Senate Majority Leader Bob Duff and other Norwalk leaders held a vigil on Wednesday honoring the victims of a racist mass shooting in Buffalo, N.Y., vowing to call out racism and do more to prevent racist attacks.
“We need to do everything within our power to denounce racism, to call it out wherever we see it and make sure that we eradicate it,” Duff said.
Duff said Connecticut has made an effort to stop racist attacks. Connecticut passed legislation this year that identified racism as a public health emergency.
He also said that gun control policies and the recent passing of mental health legislation should also help.
Duff said he wished Congress would pass legislation similar to what Connecticut has done and that stronger nationwide laws would make it harder for people to move guns between state lines.
“Connecticut is the fourth safest state in the nation,” he said. “And we have seen a reduction in gun violence since the Sandy Hook tragedy because of the laws we passed” since then.
More than 100 people attended the vigil on the Norwalk town green. Norwalk Mayor Harry Rilling, members of CT Against Gun Violence, local religious leaders, board of education members and city council members were in attendance.
Councilman Greg Burnett, who is Black, said he would have been a target if he had been in that grocery store in Buffalo during the attack.
“How many senseless shootings will it take before real action is taken to address this?” he said. “We must be more proactive in ending these violent attacks against people of different races, ethnicities, religious backgrounds, as well as the LGBTQ+ community. The time to act is now.”
Jeremy Stein, executive director of CT Against Gun Violence, said that Black and brown people are disproportionately affected by gun violence and Black men are 39 times more likely to be a victim of gun violence in Connecticut.
State Rep. Travis Simms, who is Black, said gun violence has affected his family greatly. His older brother was shot and killed on Christmas Day in 2007. Then his twin brother was shot on their 18th birthday and survived.
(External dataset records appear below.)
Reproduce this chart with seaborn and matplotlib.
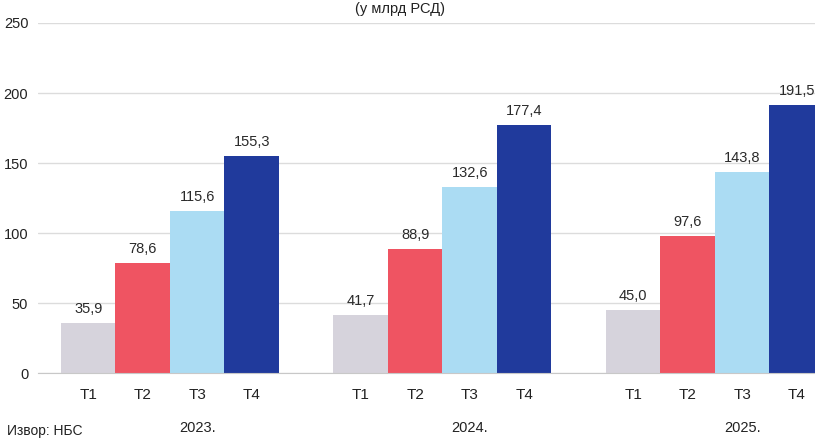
import matplotlib
matplotlib.use("Agg")
import matplotlib.pyplot as plt
import matplotlib.transforms as mtransforms
import seaborn as sns
import pandas as pd

years = ["2023.", "2024.", "2025."]
quarters = ["T1", "T2", "T3", "T4"]
vals_2023 = [35.9, 78.6, 115.6, 155.3]
vals_2024 = [41.7, 88.9, 132.6, 177.4]
vals_2025 = [45.0, 97.6, 143.8, 191.5]
yticks = [0, 50, 100, 150, 200, 250]
title = "(у млрд РСД)"
source = "Извор: НБС"

colors = {"T1": "#d6d3dc", "T2": "#ef5462", "T3": "#abdcf3", "T4": "#203a9c"}

rows = []
for gi, (yr, vals) in enumerate(zip(years, [vals_2023, vals_2024, vals_2025])):
    for qi, (q, v) in enumerate(zip(quarters, vals)):
        rows.append({"pos": gi * 5 + qi, "value": v, "quarter": q, "year": yr})
df = pd.DataFrame(rows)

sns.set_style("white")
plt.rcParams["font.family"] = ["Liberation Sans", "DejaVu Sans"]

W, H = 815, 440
fig = plt.figure(figsize=(W / 100, H / 100), dpi=100)
slot = 54.5
left_pad = 0.922
xmin, xmax = -left_pad, 14.5 - 0.5 + left_pad
ax_w = (xmax - xmin) * slot
ax = fig.add_axes([38 / W, 1 - 373 / H, ax_w / W, 350 / H])

sns.barplot(data=df, x="pos", y="value", hue="quarter", palette=colors,
            native_scale=True, width=1.0, dodge=False, legend=False,
            saturation=1, linewidth=0, ax=ax)

ax.set_xlim(xmin, xmax)
ax.set_ylim(0, 250)
ax.set_yticks(yticks)
ax.set_yticklabels([str(t) for t in yticks], fontsize=10.5, color="#222222")
ax.yaxis.grid(True, color="#dcdcdc", linewidth=1)
ax.set_axisbelow(True)
for s in ["top", "right", "left"]:
    ax.spines[s].set_visible(False)
ax.spines["bottom"].set_color("#c8c8c8")
ax.tick_params(axis="y", length=0, pad=7)
ax.tick_params(axis="x", length=0, pad=11)
ax.set_xticks(df["pos"].tolist())
ax.set_xticklabels(df["quarter"].tolist(), fontsize=11, color="#222222")
ax.set_xlabel("")
ax.set_ylabel("")

for _, r in df.iterrows():
    ax.annotate(f"{r['value']:.1f}".replace(".", ","), (r["pos"], r["value"]),
                xytext=(0, 5), textcoords="offset points", ha="center",
                va="bottom", fontsize=10.5, color="#2a2a2a")

trans = mtransforms.blended_transform_factory(ax.transData, fig.transFigure)
for gi, yr in enumerate(years):
    ax.text(gi * 5 + 1.5 + 0.5, 1 - 428 / H, yr, transform=trans,
            ha="center", va="center", fontsize=10.5, color="#222222")

fig.text(400 / W, 1 - 2 / H, title, ha="center", va="top",
         fontsize=10.5, color="#222222")
fig.text(7 / W, 1 - 438 / H, source, ha="left", va="bottom",
         fontsize=10, color="#222222")

fig.savefig("out.png", dpi=100)
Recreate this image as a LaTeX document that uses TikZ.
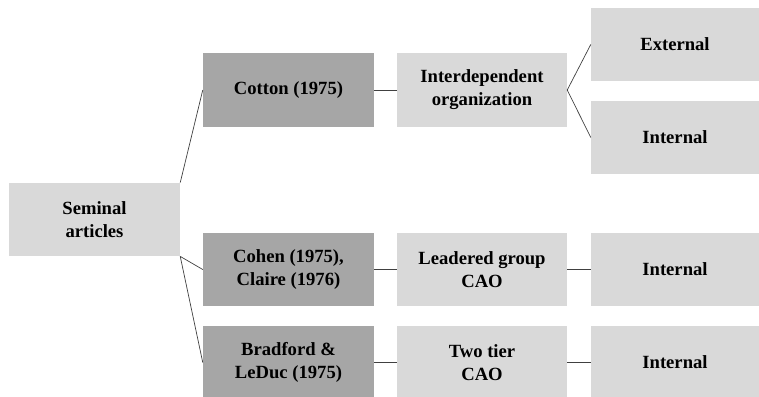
\documentclass[tikz,border=0pt]{standalone}
\usepackage{fontspec}
\setmainfont{Liberation Serif}
\usepackage{tikz}
\usetikzlibrary{positioning}
\definecolor{boxlite}{HTML}{D9D9D9}
\definecolor{boxdark}{HTML}{A6A6A6}
\definecolor{wire}{HTML}{404040}
\tikzset{
  lite/.style = {fill=boxlite, rectangle, align=center, inner sep=2pt,
                 minimum width=5.13cm, minimum height=2.2cm,
                 font=\fontsize{15.9}{19.6}\selectfont\bfseries},
  dark/.style = {lite, fill=boxdark},
  ln/.style   = {draw=wire, line width=0.6pt},
}
\begin{document}
\begin{tikzpicture}
\useasboundingbox (0,0) rectangle (22.77,-11.88);
%% ---- root ------------------------------------------------------------
\node[lite] (sem) at (2.835,-6.585) {Seminal\\articles};

%% ---- articles --------------------------------------------------------
\node[dark] (cot) at (8.655,-2.7)   {Cotton (1975)};
\node[dark] (coh) at (8.655,-8.085) {Cohen (1975),\\Claire (1976)};
\node[dark] (brd) at (8.655,-10.875){Bradford \&\\LeDuc (1975)};

%% ---- forms -----------------------------------------------------------
\node[lite, minimum width=5.1cm] (itd) at (14.46,-2.7)   {Interdependent\\organization};
\node[lite, minimum width=5.1cm] (ldg) at (14.46,-8.085) {Leadered group\\CAO};
\node[lite, minimum width=5.1cm] (twt) at (14.46,-10.875){Two tier\\CAO};

%% ---- scope -----------------------------------------------------------
\node[lite, minimum width=5.04cm] (ext) at (20.25,-1.335) {External};
\node[lite, minimum width=5.04cm] (in1) at (20.25,-4.125) {Internal};
\node[lite, minimum width=5.04cm] (in2) at (20.25,-8.085) {Internal};
\node[lite, minimum width=5.04cm] (in3) at (20.25,-10.875){Internal};

%% ---- connectors ------------------------------------------------------
\draw[ln] (sem.north east) -- (cot.west);
\draw[ln] (sem.south east) -- (coh.west);
\draw[ln] (sem.south east) -- (brd.west);

\draw[ln] (cot.east) -- (itd.west);
\draw[ln] (coh.east) -- (ldg.west);
\draw[ln] (brd.east) -- (twt.west);

\draw[ln] (itd.east) -- (ext.west);
\draw[ln] (itd.east) -- (in1.west);
\draw[ln] (ldg.east) -- (in2.west);
\draw[ln] (twt.east) -- (in3.west);
\end{tikzpicture}
\end{document}
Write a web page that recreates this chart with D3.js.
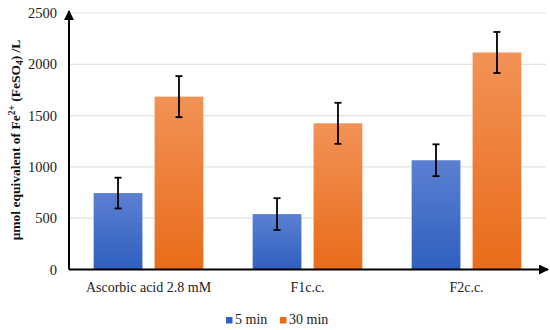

“We have to make sure we are pushing our legislators and our representatives up in D.C. to put together reforms that’s really going to address these issues that we’ve been dealing with,” he said.
Kara Nelson Baekey, a board of education member and founder of the Fairfield County chapter of Moms Demand Action for Gun Sense in America, said she got involved with gun violence prevention activism after Sandy Hook.
“But the fact of the matter is there were a couple of people who were shot in the streets of Hartford that very same day [the day of the Sandy Hook shooting] that nobody paid any attention to,” she said. “That is happening every day here in Connecticut and across the country.”
Baekey said “racism is still very alive and well in this country”.
Stuart Garrelick, a longtime Norwalk resident and grandfather, said he had “grave concerns” with the country he’s leaving his grandchildren in.
“We need our elected leaders to do more than make speeches but to give us actions that can take place and not have vigils every other week,” Garrelick said.